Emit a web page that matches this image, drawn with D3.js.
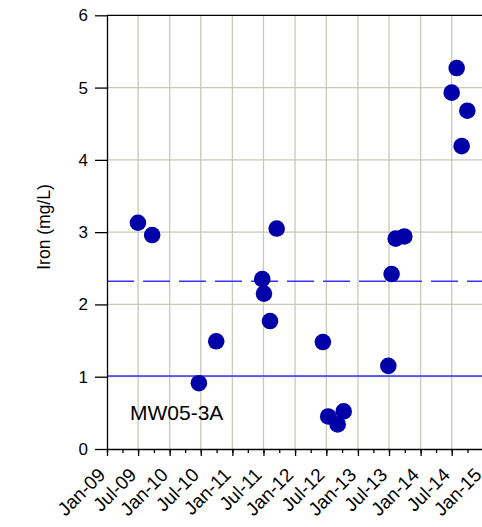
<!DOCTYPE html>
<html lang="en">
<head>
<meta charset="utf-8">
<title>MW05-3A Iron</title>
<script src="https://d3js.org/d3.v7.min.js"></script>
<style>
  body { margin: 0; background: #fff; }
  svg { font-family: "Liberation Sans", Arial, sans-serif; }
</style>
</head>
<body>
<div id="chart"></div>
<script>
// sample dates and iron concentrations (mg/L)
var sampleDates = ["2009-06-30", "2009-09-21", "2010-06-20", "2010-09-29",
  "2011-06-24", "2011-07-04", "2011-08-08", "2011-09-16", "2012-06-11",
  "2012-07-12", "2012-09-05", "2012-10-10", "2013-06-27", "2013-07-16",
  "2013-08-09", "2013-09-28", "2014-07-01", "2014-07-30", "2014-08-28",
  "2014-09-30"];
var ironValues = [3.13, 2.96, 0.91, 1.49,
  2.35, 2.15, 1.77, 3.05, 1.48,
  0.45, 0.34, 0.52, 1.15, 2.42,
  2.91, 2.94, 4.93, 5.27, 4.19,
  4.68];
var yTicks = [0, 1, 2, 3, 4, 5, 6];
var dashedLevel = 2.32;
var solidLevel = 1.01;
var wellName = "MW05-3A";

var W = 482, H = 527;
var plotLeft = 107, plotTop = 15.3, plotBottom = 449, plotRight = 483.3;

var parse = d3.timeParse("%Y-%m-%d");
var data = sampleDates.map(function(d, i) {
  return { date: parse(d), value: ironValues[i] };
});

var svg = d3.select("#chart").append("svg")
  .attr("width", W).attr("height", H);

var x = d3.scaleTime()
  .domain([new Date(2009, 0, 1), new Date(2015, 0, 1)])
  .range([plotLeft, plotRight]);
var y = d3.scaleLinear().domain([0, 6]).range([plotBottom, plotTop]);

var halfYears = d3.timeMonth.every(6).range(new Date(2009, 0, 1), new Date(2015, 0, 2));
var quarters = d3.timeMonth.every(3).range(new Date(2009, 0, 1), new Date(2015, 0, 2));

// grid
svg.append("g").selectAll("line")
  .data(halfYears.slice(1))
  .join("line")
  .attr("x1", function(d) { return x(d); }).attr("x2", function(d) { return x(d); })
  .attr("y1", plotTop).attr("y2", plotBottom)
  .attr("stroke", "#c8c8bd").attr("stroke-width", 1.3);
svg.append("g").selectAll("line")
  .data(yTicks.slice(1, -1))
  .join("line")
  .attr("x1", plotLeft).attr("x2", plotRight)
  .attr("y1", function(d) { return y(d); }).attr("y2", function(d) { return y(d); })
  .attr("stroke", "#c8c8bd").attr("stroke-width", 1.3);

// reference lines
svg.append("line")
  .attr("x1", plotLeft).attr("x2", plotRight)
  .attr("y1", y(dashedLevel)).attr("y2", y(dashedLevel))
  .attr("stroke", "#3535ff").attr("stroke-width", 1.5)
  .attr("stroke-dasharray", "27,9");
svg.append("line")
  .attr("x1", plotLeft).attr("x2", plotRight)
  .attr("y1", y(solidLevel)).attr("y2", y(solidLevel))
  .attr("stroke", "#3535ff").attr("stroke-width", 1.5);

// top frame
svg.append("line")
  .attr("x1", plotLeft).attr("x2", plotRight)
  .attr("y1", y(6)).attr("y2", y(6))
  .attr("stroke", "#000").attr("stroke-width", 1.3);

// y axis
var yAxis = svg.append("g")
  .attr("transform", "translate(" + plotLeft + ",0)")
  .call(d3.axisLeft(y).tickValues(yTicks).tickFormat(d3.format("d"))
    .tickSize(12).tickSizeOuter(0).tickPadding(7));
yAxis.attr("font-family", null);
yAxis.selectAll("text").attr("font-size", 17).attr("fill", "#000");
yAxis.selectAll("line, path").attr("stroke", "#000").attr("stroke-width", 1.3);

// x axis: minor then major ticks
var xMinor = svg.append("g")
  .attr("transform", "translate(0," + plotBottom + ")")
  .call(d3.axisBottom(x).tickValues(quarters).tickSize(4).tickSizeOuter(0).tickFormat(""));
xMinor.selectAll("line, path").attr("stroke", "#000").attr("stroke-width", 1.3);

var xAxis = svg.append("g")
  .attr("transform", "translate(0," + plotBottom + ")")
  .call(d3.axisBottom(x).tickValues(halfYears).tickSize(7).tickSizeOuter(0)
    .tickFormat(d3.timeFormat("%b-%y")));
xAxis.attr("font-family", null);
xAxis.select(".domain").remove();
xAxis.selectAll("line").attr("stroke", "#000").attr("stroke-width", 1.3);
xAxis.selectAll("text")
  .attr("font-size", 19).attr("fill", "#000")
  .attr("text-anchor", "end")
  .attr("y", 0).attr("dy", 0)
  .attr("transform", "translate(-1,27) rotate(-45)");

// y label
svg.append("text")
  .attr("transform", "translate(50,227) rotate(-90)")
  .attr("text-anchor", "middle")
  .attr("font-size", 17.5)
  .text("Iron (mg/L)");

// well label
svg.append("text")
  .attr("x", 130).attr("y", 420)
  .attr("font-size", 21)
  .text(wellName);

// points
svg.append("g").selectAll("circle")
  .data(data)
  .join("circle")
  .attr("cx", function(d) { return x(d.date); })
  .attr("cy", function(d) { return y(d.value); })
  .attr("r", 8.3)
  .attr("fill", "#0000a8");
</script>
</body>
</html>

+ + + +

What is being asked: Return all of the data exactly as written, and drop the pictures.

Complete response:
Emit a web page that matches this image, drawn with D3.js.
<!DOCTYPE html>
<html lang="en">
<head>
<meta charset="utf-8">
<title>MW05-3A Iron</title>
<script src="https://d3js.org/d3.v7.min.js"></script>
<style>
  body { margin: 0; background: #fff; }
  svg { font-family: "Liberation Sans", Arial, sans-serif; }
</style>
</head>
<body>
<div id="chart"></div>
<script>
// sample dates and iron concentrations (mg/L)
var sampleDates = ["2009-06-30", "2009-09-21", "2010-06-20", "2010-09-29",
  "2011-06-24", "2011-07-04", "2011-08-08", "2011-09-16", "2012-06-11",
  "2012-07-12", "2012-09-05", "2012-10-10", "2013-06-27", "2013-07-16",
  "2013-08-09", "2013-09-28", "2014-07-01", "2014-07-30", "2014-08-28",
  "2014-09-30"];
var ironValues = [3.13, 2.96, 0.91, 1.49,
  2.35, 2.15, 1.77, 3.05, 1.48,
  0.45, 0.34, 0.52, 1.15, 2.42,
  2.91, 2.94, 4.93, 5.27, 4.19,
  4.68];
var yTicks = [0, 1, 2, 3, 4, 5, 6];
var dashedLevel = 2.32;
var solidLevel = 1.01;
var wellName = "MW05-3A";

var W = 482, H = 527;
var plotLeft = 107, plotTop = 15.3, plotBottom = 449, plotRight = 483.3;

var parse = d3.timeParse("%Y-%m-%d");
var data = sampleDates.map(function(d, i) {
  return { date: parse(d), value: ironValues[i] };
});

var svg = d3.select("#chart").append("svg")
  .attr("width", W).attr("height", H);

var x = d3.scaleTime()
  .domain([new Date(2009, 0, 1), new Date(2015, 0, 1)])
  .range([plotLeft, plotRight]);
var y = d3.scaleLinear().domain([0, 6]).range([plotBottom, plotTop]);

var halfYears = d3.timeMonth.every(6).range(new Date(2009, 0, 1), new Date(2015, 0, 2));
var quarters = d3.timeMonth.every(3).range(new Date(2009, 0, 1), new Date(2015, 0, 2));

// grid
svg.append("g").selectAll("line")
  .data(halfYears.slice(1))
  .join("line")
  .attr("x1", function(d) { return x(d); }).attr("x2", function(d) { return x(d); })
  .attr("y1", plotTop).attr("y2", plotBottom)
  .attr("stroke", "#c8c8bd").attr("stroke-width", 1.3);
svg.append("g").selectAll("line")
  .data(yTicks.slice(1, -1))
  .join("line")
  .attr("x1", plotLeft).attr("x2", plotRight)
  .attr("y1", function(d) { return y(d); }).attr("y2", function(d) { return y(d); })
  .attr("stroke", "#c8c8bd").attr("stroke-width", 1.3);

// reference lines
svg.append("line")
  .attr("x1", plotLeft).attr("x2", plotRight)
  .attr("y1", y(dashedLevel)).attr("y2", y(dashedLevel))
  .attr("stroke", "#3535ff").attr("stroke-width", 1.5)
  .attr("stroke-dasharray", "27,9");
svg.append("line")
  .attr("x1", plotLeft).attr("x2", plotRight)
  .attr("y1", y(solidLevel)).attr("y2", y(solidLevel))
  .attr("stroke", "#3535ff").attr("stroke-width", 1.5);

// top frame
svg.append("line")
  .attr("x1", plotLeft).attr("x2", plotRight)
  .attr("y1", y(6)).attr("y2", y(6))
  .attr("stroke", "#000").attr("stroke-width", 1.3);

// y axis
var yAxis = svg.append("g")
  .attr("transform", "translate(" + plotLeft + ",0)")
  .call(d3.axisLeft(y).tickValues(yTicks).tickFormat(d3.format("d"))
    .tickSize(12).tickSizeOuter(0).tickPadding(7));
yAxis.attr("font-family", null);
yAxis.selectAll("text").attr("font-size", 17).attr("fill", "#000");
yAxis.selectAll("line, path").attr("stroke", "#000").attr("stroke-width", 1.3);

// x axis: minor then major ticks
var xMinor = svg.append("g")
  .attr("transform", "translate(0," + plotBottom + ")")
  .call(d3.axisBottom(x).tickValues(quarters).tickSize(4).tickSizeOuter(0).tickFormat(""));
xMinor.selectAll("line, path").attr("stroke", "#000").attr("stroke-width", 1.3);

var xAxis = svg.append("g")
  .attr("transform", "translate(0," + plotBottom + ")")
  .call(d3.axisBottom(x).tickValues(halfYears).tickSize(7).tickSizeOuter(0)
    .tickFormat(d3.timeFormat("%b-%y")));
xAxis.attr("font-family", null);
xAxis.select(".domain").remove();
xAxis.selectAll("line").attr("stroke", "#000").attr("stroke-width", 1.3);
xAxis.selectAll("text")
  .attr("font-size", 19).attr("fill", "#000")
  .attr("text-anchor", "end")
  .attr("y", 0).attr("dy", 0)
  .attr("transform", "translate(-1,27) rotate(-45)");

// y label
svg.append("text")
  .attr("transform", "translate(50,227) rotate(-90)")
  .attr("text-anchor", "middle")
  .attr("font-size", 17.5)
  .text("Iron (mg/L)");

// well label
svg.append("text")
  .attr("x", 130).attr("y", 420)
  .attr("font-size", 21)
  .text(wellName);

// points
svg.append("g").selectAll("circle")
  .data(data)
  .join("circle")
  .attr("cx", function(d) { return x(d.date); })
  .attr("cy", function(d) { return y(d.value); })
  .attr("r", 8.3)
  .attr("fill", "#0000a8");
</script>
</body>
</html>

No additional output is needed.